Christophe de Dinechin

unread,
Oct 31, 2018, 6:33:55 AM10/31/18
to xlr-...@googlegroups.com


> On 31 Oct 2018, at 06:34, Dmitry Ponyatov <dpon...@gmail.com> wrote:
>
> What papers/tutorials I must consult first if I want to write porting guide for XL engine? (besides source code)
>
> I want to make the core idea to be visible more clear, not covered by C++ complexity, by implementing the minimal language rewrite core in Python.

Ha!

Some (somewhat outdated) docs are here: http://xlr.sourceforge.net.

You may want to start with http://xlr.sourceforge.net/Concept%20Programming%20Presentation.pdf.

As for the language itself, https://github.com/c3d/xl/blob/master/xlr/doc/XLRef.pdf.

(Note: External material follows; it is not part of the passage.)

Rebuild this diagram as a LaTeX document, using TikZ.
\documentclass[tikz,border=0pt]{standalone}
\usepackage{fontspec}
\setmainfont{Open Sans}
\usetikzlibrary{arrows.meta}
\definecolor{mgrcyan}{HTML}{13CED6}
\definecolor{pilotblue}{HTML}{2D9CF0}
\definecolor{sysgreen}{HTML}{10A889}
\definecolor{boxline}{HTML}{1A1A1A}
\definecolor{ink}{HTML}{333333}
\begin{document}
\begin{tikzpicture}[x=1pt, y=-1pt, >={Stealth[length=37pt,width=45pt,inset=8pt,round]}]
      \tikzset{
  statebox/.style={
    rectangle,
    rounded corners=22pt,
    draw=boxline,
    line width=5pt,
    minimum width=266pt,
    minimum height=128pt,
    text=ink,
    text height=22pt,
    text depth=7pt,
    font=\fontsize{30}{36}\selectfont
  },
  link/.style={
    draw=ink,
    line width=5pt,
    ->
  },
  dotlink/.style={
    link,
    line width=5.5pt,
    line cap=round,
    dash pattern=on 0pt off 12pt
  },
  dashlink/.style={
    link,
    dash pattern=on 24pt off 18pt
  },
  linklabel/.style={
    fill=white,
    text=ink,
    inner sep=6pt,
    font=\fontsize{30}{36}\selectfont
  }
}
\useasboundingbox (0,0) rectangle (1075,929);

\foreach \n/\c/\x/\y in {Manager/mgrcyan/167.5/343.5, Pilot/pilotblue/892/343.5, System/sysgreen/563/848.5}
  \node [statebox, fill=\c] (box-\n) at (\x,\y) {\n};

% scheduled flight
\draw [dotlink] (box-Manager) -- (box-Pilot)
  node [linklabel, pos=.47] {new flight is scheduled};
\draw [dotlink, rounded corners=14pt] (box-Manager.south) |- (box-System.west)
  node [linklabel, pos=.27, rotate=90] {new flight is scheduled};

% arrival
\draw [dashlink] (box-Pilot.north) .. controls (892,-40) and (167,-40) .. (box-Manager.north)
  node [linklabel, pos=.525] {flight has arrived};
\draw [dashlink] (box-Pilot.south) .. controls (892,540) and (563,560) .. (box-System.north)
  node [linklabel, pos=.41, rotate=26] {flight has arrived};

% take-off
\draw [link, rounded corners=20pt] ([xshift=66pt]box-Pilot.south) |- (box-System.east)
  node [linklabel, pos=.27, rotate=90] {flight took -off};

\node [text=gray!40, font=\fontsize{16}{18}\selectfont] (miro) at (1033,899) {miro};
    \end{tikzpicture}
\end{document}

All this is in bad need of love ;-)

>
> https://github.com/ponyatov/xl/tree/py
>
> --
> You received this message because you are subscribed to the Google Groups "XL programming language and runtime" group.
> To unsubscribe from this group and stop receiving emails from it, send an email to xlr-talk+u...@googlegroups.com.
> To post to this group, send email to xlr-...@googlegroups.com.
> Visit this group at https://groups.google.com/group/xlr-talk.
> For more options, visit https://groups.google.com/d/optout.

Message has been deleted

Dmitry Ponyatov

unread,
Nov 1, 2018, 3:22:48 AM11/1/18
to XL programming language and runtime
Is it critical for rewrite engine to use only B-tree (not more than 2 branches in a node) representation?

Things like

(infix <CR>
 
(name "Hello")
 
(infix <CR>
 
(name "World")
................)))))))))))))))))))))))))))))))))))))))))))))))))))))))))))))))))))))))))))

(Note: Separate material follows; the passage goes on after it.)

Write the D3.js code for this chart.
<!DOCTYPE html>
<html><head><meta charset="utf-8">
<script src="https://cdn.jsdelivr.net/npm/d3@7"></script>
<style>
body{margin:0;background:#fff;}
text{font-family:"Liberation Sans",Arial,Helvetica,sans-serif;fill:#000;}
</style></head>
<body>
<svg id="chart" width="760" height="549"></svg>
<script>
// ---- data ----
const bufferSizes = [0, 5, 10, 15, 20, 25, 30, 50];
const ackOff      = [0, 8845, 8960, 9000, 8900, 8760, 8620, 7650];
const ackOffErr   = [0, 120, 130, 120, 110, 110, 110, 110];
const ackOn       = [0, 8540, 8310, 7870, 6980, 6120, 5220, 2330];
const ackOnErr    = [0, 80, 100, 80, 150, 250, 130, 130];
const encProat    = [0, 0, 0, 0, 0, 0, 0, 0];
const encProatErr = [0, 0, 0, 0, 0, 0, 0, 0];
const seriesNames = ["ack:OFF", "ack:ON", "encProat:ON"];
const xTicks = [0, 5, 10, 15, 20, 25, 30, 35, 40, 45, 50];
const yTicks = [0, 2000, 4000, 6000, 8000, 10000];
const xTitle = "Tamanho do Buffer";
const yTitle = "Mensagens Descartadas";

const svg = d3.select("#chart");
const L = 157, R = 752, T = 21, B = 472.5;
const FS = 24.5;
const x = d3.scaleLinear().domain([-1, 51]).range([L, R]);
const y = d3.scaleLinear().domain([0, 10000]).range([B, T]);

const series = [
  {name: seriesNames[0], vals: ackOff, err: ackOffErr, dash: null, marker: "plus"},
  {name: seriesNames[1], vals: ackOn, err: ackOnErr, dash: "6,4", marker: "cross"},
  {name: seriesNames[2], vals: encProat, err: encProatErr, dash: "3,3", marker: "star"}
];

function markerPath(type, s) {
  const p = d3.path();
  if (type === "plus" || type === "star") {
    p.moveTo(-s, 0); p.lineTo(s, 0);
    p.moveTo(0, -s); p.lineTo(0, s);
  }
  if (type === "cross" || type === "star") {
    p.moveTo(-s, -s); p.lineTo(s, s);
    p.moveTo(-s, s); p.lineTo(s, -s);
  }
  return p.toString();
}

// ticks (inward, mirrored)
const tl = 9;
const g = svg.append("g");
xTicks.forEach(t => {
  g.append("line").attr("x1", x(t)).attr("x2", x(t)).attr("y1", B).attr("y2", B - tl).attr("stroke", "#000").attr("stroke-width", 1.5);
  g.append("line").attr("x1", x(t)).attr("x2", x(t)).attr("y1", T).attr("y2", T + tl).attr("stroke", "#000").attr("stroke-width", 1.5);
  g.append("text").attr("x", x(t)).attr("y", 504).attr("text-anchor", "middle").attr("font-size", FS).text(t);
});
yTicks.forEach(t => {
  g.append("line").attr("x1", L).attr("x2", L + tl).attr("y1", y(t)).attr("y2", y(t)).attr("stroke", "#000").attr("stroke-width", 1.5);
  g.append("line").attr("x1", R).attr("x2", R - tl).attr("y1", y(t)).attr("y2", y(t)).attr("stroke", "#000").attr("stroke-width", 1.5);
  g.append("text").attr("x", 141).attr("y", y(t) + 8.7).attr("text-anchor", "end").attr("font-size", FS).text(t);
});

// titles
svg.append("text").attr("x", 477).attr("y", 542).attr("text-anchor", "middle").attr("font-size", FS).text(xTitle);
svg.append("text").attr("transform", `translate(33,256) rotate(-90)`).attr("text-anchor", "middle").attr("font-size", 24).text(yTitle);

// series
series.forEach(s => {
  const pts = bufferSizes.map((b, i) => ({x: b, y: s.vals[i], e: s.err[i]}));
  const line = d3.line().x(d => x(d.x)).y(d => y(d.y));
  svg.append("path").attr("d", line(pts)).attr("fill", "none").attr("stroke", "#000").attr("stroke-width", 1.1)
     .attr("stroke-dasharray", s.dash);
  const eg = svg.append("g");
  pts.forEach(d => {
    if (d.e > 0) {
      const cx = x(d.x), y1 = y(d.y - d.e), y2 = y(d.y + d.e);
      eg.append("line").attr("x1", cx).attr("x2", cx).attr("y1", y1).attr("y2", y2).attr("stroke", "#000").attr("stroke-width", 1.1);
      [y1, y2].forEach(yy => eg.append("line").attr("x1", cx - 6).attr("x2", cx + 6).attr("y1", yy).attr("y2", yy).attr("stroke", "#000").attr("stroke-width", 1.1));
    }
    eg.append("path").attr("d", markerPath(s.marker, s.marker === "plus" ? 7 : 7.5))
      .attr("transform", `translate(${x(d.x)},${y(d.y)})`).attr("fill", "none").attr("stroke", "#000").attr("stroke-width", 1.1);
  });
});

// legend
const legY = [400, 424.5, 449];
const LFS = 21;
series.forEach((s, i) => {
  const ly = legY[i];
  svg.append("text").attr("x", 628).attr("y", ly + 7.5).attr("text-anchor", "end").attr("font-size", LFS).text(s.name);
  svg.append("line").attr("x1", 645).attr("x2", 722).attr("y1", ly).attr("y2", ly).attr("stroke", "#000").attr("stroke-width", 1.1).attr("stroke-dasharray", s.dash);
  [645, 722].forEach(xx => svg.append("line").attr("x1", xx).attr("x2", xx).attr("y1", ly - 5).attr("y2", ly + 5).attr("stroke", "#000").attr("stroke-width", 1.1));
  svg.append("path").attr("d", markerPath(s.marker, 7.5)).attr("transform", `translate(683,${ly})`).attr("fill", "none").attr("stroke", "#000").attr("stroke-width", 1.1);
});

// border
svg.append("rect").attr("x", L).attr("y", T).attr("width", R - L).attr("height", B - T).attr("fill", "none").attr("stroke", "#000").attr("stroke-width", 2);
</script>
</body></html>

makes my mind boiling, and does not support attribute grammar in nodes, which may be extra useful for programming language processing.

In my knowledge base experiments, I use such a like base class:

## root class
class Node:
   
   
## construct leaf with value
   
## @param[in] V value
   
def __init__(self,V):
       
## primitive value
       
self.value = V
        ## attributes (attribute grammar elements, or object slots) # std::map<std::string,Node*>
        
self.attr = {}
       
## nested elements = vector & stack # std::vector<Node*>
       
self.nest = []

able to hold 
  • any count of nested elements in order (array, vector, and stack representation at the same time) and 
  • string-keyed attributes (generic associative array, can be used for attribute grammar).
Does the use of this structure in XLTree class (tree.h) will totally break the rewriting algorithm?
I mean not code fixes for this STL-based enhancements, but the core method of rewrite doing. Maybe B-tree only is a critical requirement.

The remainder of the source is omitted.